2. Even if having nofollow turned off does increase your comment spam a little bit, isn’t it worth the extra moderation time? I place a high value on those who take the time to contribute to the discussion here and am glad to give them what little Google juice I can. Several extra minutes a day moderating comments is time well spent.

3. Ruthless comment moderation makes dealing with spam easier. I really appreciate Wendy’s extremely generous spirit and how she goes out of her way to research URLs left in comments to decide whether it should be deleted or not. As generous as I want to be, I just am not willing to take the time to do that. If a comment seems spammy, I delete the URL that was left, and have no problem doing it. It’s usually relatively easy to tell the difference. I sometimes will take the time to visit the site, just to be sure, but if I don’t have time, I don’t worry about it. If the person is not commenting just to leave spam, they will be back and comment again. Even if they won’t, I don’t feel obligated to give them Google juice just because they left a single comment. Besides, the amount of Google juice you get from leaving a comment on a blog that has nofollow turned off, even one with a high page rank, is not enough to write home about. (see this article for more info on how that is calculated)
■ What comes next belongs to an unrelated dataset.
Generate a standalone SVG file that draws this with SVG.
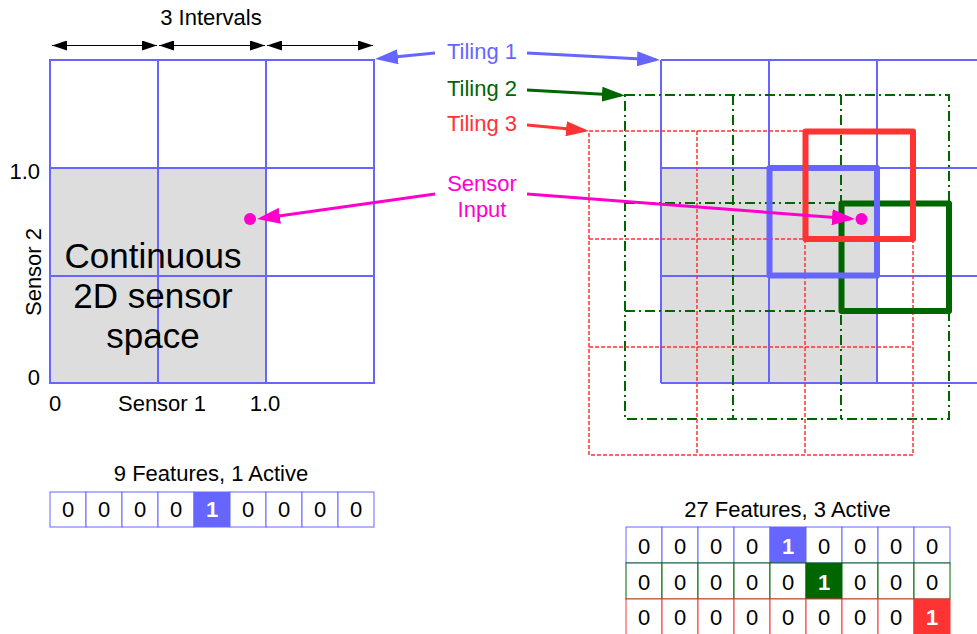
<svg xmlns="http://www.w3.org/2000/svg" width="977" height="634" viewBox="0 0 977 634">
  <style>
    text { font-family: "Liberation Sans", Arial, sans-serif; font-size: 22px; fill: #000; }
    .mid { text-anchor: middle; }
    .end { text-anchor: end; }
    .big { font-size: 35px; }
    .blue { fill: #6666ff; }
    .green { fill: #006600; }
    .red { fill: #ff3333; }
    .mag { fill: #ff00cc; }
    .one { fill: #fff; font-weight: bold; }
    .grid { stroke: #6666ff; stroke-width: 2; fill: none; }
    .t2 { stroke: #006600; stroke-width: 2; fill: none; stroke-dasharray: 10 4 2 4; }
    .t3 { stroke: #ff3333; stroke-width: 1.5; fill: none; stroke-dasharray: 4 2; }
    .thick { fill: none; stroke-width: 6; stroke-linejoin: round; }
    .cellB { fill: #fff; stroke: #6666ff; stroke-width: 1; }
    .cellG { fill: #fff; stroke: #006600; stroke-width: 1; }
    .cellR { fill: #fff; stroke: #ff3333; stroke-width: 1; }
  </style>
  <defs>
    <marker id="ahBlack" markerUnits="userSpaceOnUse" markerWidth="15" markerHeight="10" refX="15" refY="5" orient="auto-start-reverse">
      <path d="M0,0 L15,5 L0,10 z" fill="#000"/>
    </marker>
    <marker id="ahBlue" markerUnits="userSpaceOnUse" markerWidth="23" markerHeight="15" refX="19" refY="7.5" orient="auto">
      <path d="M0,0 L23,7.5 L0,15 z" fill="#6666ff"/>
    </marker>
    <marker id="ahGreen" markerUnits="userSpaceOnUse" markerWidth="23" markerHeight="15" refX="19" refY="7.5" orient="auto">
      <path d="M0,0 L23,7.5 L0,15 z" fill="#006600"/>
    </marker>
    <marker id="ahRed" markerUnits="userSpaceOnUse" markerWidth="23" markerHeight="15" refX="19" refY="7.5" orient="auto">
      <path d="M0,0 L23,7.5 L0,15 z" fill="#ff3333"/>
    </marker>
    <marker id="ahMag" markerUnits="userSpaceOnUse" markerWidth="23" markerHeight="16" refX="19" refY="8" orient="auto">
      <path d="M0,0 L23,8 L0,16 z" fill="#ff00cc"/>
    </marker>
  </defs>

  <!-- single tiling of the sensor space -->
  <g id="sensor-space">
    <rect x="50" y="168" width="216" height="215" fill="#dddddd"/>
    <rect class="grid" x="50" y="60" width="324" height="323"/>
    <line class="grid" x1="158" y1="60" x2="158" y2="383"/>
    <line class="grid" x1="266" y1="60" x2="266" y2="383"/>
    <line class="grid" x1="50" y1="168" x2="374" y2="168"/>
    <line class="grid" x1="50" y1="276" x2="374" y2="276"/>
    <text class="big mid" x="153" y="268">Continuous</text>
    <text class="big mid" x="153" y="308">2D sensor</text>
    <text class="big mid" x="153" y="348">space</text>
    <circle cx="250" cy="219" r="6" fill="#ff00cc"/>
  </g>

  <g id="axis-labels">
    <text class="mid" x="211" y="25">3 Intervals</text>
    <text class="end" x="40" y="179">1.0</text>
    <text class="end" x="40" y="385">0</text>
    <text class="mid" transform="translate(41,272) rotate(-90)">Sensor 2</text>
    <text class="mid" x="55" y="411">0</text>
    <text class="mid" x="162" y="411">Sensor 1</text>
    <text class="mid" x="265" y="411">1.0</text>
  </g>

  <!-- three overlapping tilings -->
  <g id="tilings">
    <rect x="661" y="168" width="216" height="215" fill="#dddddd"/>
    <g id="tiling-1">
      <line class="grid" x1="661" y1="60" x2="661" y2="383"/>
      <line class="grid" x1="769" y1="60" x2="769" y2="383"/>
      <line class="grid" x1="877" y1="60" x2="877" y2="383"/>
      <line class="grid" x1="661" y1="60" x2="985" y2="60"/>
      <line class="grid" x1="661" y1="168" x2="985" y2="168"/>
      <line class="grid" x1="661" y1="276" x2="985" y2="276"/>
      <line class="grid" x1="661" y1="383" x2="985" y2="383"/>
    </g>
    <g id="tiling-2">
      <rect class="t2" x="625" y="95" width="324" height="324"/>
      <line class="t2" x1="733" y1="95" x2="733" y2="419"/>
      <line class="t2" x1="841" y1="95" x2="841" y2="419"/>
      <line class="t2" x1="625" y1="203" x2="949" y2="203"/>
      <line class="t2" x1="625" y1="311" x2="949" y2="311"/>
    </g>
    <g id="tiling-3">
      <rect class="t3" x="589" y="131" width="324" height="324"/>
      <line class="t3" x1="697" y1="131" x2="697" y2="455"/>
      <line class="t3" x1="805" y1="131" x2="805" y2="455"/>
      <line class="t3" x1="589" y1="239" x2="913" y2="239"/>
      <line class="t3" x1="589" y1="347" x2="913" y2="347"/>
    </g>
    <!-- active tile of each tiling -->
    <rect id="active-2" class="thick" x="841.5" y="203.5" width="107.5" height="107.5" stroke="#006600"/>
    <rect id="active-1" class="thick" x="769.5" y="168" width="107.5" height="107.5" stroke="#6666ff"/>
    <rect id="active-3" class="thick" x="805.5" y="131.5" width="107.5" height="107.5" stroke="#ff3333"/>
    <circle cx="861.5" cy="219" r="6" fill="#ff00cc"/>
  </g>

  <g id="labels">
    <text class="mid blue" x="482" y="59">Tiling 1</text>
    <text class="mid green" x="482" y="96">Tiling 2</text>
    <text class="mid red" x="482" y="131">Tiling 3</text>
    <text class="mid mag" x="482" y="191">Sensor</text>
    <text class="mid mag" x="482" y="217">Input</text>
  </g>

  <g id="connectors">
    <line x1="52" y1="45.5" x2="157" y2="45.5" stroke="#000" stroke-width="1" marker-start="url(#ahBlack)" marker-end="url(#ahBlack)"/>
    <line x1="159" y1="45.5" x2="265" y2="45.5" stroke="#000" stroke-width="1" marker-start="url(#ahBlack)" marker-end="url(#ahBlack)"/>
    <line x1="267" y1="45.5" x2="373" y2="45.5" stroke="#000" stroke-width="1" marker-start="url(#ahBlack)" marker-end="url(#ahBlack)"/>
    <line x1="435" y1="53" x2="379" y2="58.6" stroke="#6666ff" stroke-width="3" marker-end="url(#ahBlue)"/>
    <line x1="527" y1="53" x2="656" y2="59.8" stroke="#6666ff" stroke-width="3" marker-end="url(#ahBlue)"/>
    <line x1="527" y1="90" x2="621" y2="95.3" stroke="#006600" stroke-width="3" marker-end="url(#ahGreen)"/>
    <line x1="527" y1="125" x2="585" y2="130.6" stroke="#ff3333" stroke-width="3" marker-end="url(#ahRed)"/>
    <line x1="435" y1="194" x2="261" y2="218.4" stroke="#ff00cc" stroke-width="3" marker-end="url(#ahMag)"/>
    <line x1="527" y1="194" x2="851" y2="218.7" stroke="#ff00cc" stroke-width="3" marker-end="url(#ahMag)"/>
  </g>

  <!-- feature vector of the single tiling -->
  <g id="features-9">
    <text class="mid" x="211" y="481">9 Features, 1 Active</text>
    <rect class="cellB" x="50" y="492" width="36" height="35"/>
    <rect class="cellB" x="86" y="492" width="36" height="35"/>
    <rect class="cellB" x="122" y="492" width="36" height="35"/>
    <rect class="cellB" x="158" y="492" width="36" height="35"/>
    <rect x="194" y="492" width="36" height="35" fill="#6666ff" stroke="#6666ff" stroke-width="1"/>
    <rect class="cellB" x="230" y="492" width="36" height="35"/>
    <rect class="cellB" x="266" y="492" width="36" height="35"/>
    <rect class="cellB" x="302" y="492" width="36" height="35"/>
    <rect class="cellB" x="338" y="492" width="36" height="35"/>
    <text class="mid" x="68" y="517">0</text>
    <text class="mid" x="104" y="517">0</text>
    <text class="mid" x="140" y="517">0</text>
    <text class="mid" x="176" y="517">0</text>
    <text class="mid one" x="212" y="517">1</text>
    <text class="mid" x="248" y="517">0</text>
    <text class="mid" x="284" y="517">0</text>
    <text class="mid" x="320" y="517">0</text>
    <text class="mid" x="356" y="517">0</text>
  </g>

  <!-- feature vector of the three tilings -->
  <g id="features-27">
    <text class="mid" x="787.5" y="517">27 Features, 3 Active</text>
    <g id="row-1">
      <rect class="cellB" x="626" y="527" width="36" height="36"/>
      <rect class="cellB" x="662" y="527" width="36" height="36"/>
      <rect class="cellB" x="698" y="527" width="36" height="36"/>
      <rect class="cellB" x="734" y="527" width="36" height="36"/>
      <rect x="770" y="527" width="36" height="36" fill="#6666ff" stroke="#6666ff" stroke-width="1"/>
      <rect class="cellB" x="806" y="527" width="36" height="36"/>
      <rect class="cellB" x="842" y="527" width="36" height="36"/>
      <rect class="cellB" x="878" y="527" width="36" height="36"/>
      <rect class="cellB" x="914" y="527" width="36" height="36"/>
      <text class="mid" x="644" y="554">0</text>
      <text class="mid" x="680" y="554">0</text>
      <text class="mid" x="716" y="554">0</text>
      <text class="mid" x="752" y="554">0</text>
      <text class="mid one" x="788" y="554">1</text>
      <text class="mid" x="824" y="554">0</text>
      <text class="mid" x="860" y="554">0</text>
      <text class="mid" x="896" y="554">0</text>
      <text class="mid" x="932" y="554">0</text>
    </g>
    <g id="row-2">
      <rect class="cellG" x="626" y="563" width="36" height="36"/>
      <rect class="cellG" x="662" y="563" width="36" height="36"/>
      <rect class="cellG" x="698" y="563" width="36" height="36"/>
      <rect class="cellG" x="734" y="563" width="36" height="36"/>
      <rect class="cellG" x="770" y="563" width="36" height="36"/>
      <rect x="806" y="563" width="36" height="36" fill="#006600" stroke="#006600" stroke-width="1"/>
      <rect class="cellG" x="842" y="563" width="36" height="36"/>
      <rect class="cellG" x="878" y="563" width="36" height="36"/>
      <rect class="cellG" x="914" y="563" width="36" height="36"/>
      <text class="mid" x="644" y="590">0</text>
      <text class="mid" x="680" y="590">0</text>
      <text class="mid" x="716" y="590">0</text>
      <text class="mid" x="752" y="590">0</text>
      <text class="mid" x="788" y="590">0</text>
      <text class="mid one" x="824" y="590">1</text>
      <text class="mid" x="860" y="590">0</text>
      <text class="mid" x="896" y="590">0</text>
      <text class="mid" x="932" y="590">0</text>
    </g>
    <g id="row-3">
      <rect class="cellR" x="626" y="599" width="36" height="36"/>
      <rect class="cellR" x="662" y="599" width="36" height="36"/>
      <rect class="cellR" x="698" y="599" width="36" height="36"/>
      <rect class="cellR" x="734" y="599" width="36" height="36"/>
      <rect class="cellR" x="770" y="599" width="36" height="36"/>
      <rect class="cellR" x="806" y="599" width="36" height="36"/>
      <rect class="cellR" x="842" y="599" width="36" height="36"/>
      <rect class="cellR" x="878" y="599" width="36" height="36"/>
      <rect x="914" y="599" width="36" height="36" fill="#ff3333" stroke="#ff3333" stroke-width="1"/>
      <text class="mid" x="644" y="625">0</text>
      <text class="mid" x="680" y="625">0</text>
      <text class="mid" x="716" y="625">0</text>
      <text class="mid" x="752" y="625">0</text>
      <text class="mid" x="788" y="625">0</text>
      <text class="mid" x="824" y="625">0</text>
      <text class="mid" x="860" y="625">0</text>
      <text class="mid" x="896" y="625">0</text>
      <text class="mid one" x="932" y="625">1</text>
    </g>
  </g>
</svg>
All that being said, the problems that bloggers like Wendy deals with are on a much larger scale than most of us have to worry about. Even if one of the trolls gets multiple comments through on my blog and then redirects them to a nasty site, I can’t imagine it would cause Google to drop me. If I had to spend more than about an extra 15 minutes a day moderating comments, I would probably switch from using the Semilogic plugin to using the Link Love plugin, that sets a certain threshold for number of comments left before they are followed.

Here’s the bottom line: I guess it’s possible I’m being naive, but I just don’t think it’s enough of a problem to worry over for most bloggers. Moderate comments, zap the questionable ones and if a few get through… oh well. Tell me, am I being naive? Should I be more concerned?